The Daredevil cliffs rise vertically from the beach. The beach slopes gently at an angle of 3 feet from the horizontal. Laying at the water's edge, 50 feet from the base of the cliff, you determine your position, and a straight line to the top of the cliff creates an angle of 70 degrees with the line to the base of the cliff.

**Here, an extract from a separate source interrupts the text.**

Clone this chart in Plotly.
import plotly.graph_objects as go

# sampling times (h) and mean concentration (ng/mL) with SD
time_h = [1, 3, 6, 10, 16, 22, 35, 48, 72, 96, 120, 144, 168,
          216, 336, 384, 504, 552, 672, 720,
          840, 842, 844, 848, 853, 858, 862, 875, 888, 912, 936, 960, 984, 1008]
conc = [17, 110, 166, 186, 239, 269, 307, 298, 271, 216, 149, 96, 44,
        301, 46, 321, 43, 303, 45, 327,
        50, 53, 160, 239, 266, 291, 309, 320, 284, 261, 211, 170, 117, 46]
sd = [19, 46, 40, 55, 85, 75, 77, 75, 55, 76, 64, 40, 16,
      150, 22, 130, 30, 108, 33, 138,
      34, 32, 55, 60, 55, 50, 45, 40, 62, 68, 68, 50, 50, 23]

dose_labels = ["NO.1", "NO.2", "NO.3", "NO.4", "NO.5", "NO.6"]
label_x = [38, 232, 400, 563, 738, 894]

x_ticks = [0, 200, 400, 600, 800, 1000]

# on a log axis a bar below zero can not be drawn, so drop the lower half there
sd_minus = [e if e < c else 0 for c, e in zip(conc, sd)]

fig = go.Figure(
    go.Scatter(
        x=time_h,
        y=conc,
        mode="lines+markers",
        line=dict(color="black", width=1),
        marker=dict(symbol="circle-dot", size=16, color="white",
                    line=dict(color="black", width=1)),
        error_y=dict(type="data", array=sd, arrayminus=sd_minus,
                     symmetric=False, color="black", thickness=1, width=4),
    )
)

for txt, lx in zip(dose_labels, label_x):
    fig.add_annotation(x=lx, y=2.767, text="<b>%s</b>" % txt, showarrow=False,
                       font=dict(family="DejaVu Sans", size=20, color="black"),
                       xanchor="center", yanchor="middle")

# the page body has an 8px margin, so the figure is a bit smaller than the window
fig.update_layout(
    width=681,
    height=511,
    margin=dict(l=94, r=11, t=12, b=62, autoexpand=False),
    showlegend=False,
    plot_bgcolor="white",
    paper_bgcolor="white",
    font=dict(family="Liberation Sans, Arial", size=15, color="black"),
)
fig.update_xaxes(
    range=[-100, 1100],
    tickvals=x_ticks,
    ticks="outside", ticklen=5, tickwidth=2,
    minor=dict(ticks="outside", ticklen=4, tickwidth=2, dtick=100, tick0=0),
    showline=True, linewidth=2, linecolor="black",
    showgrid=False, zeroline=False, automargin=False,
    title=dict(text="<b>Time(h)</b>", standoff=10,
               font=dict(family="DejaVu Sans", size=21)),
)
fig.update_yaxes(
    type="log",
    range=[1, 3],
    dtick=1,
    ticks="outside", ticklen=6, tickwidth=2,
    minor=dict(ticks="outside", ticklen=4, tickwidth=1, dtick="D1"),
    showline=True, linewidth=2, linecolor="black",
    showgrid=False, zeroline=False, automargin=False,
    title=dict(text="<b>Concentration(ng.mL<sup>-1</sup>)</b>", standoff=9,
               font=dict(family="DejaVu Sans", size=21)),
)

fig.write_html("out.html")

How high is the daredevil cliff?

Answer 1

160.70 ft. ( approx )

Explanation:

Let AB represents the cliff, C represents Scott's position,

Then according to the question,

m∠ABC = 93°, ( because beach slopes gently at an angle of 3 feet from the horizontal )

m∠ACB = 70°,

BC = 50 ft,

∵ The sum of all interior angles of a triangle is 180°,

i.e. m∠ABC + m∠ACB + m∠BAC = 180°,

⇒ 93° + 70° + m∠BAC = 180°,

⇒ m∠BAC = 180° - 163° = 17°,

By the law of sine,

`(\sin A)/(BC)=(\sin C)/(AB)`

`(\sin 17^(\circ))/(50)=(\sin 70^(\circ))/(AB)`

`\implies AB = (50 sin 70^(\circ))/(sin 17^(\circ))\approx 160.70`

Hence, daredevil cliff is approximately 160.70 ft.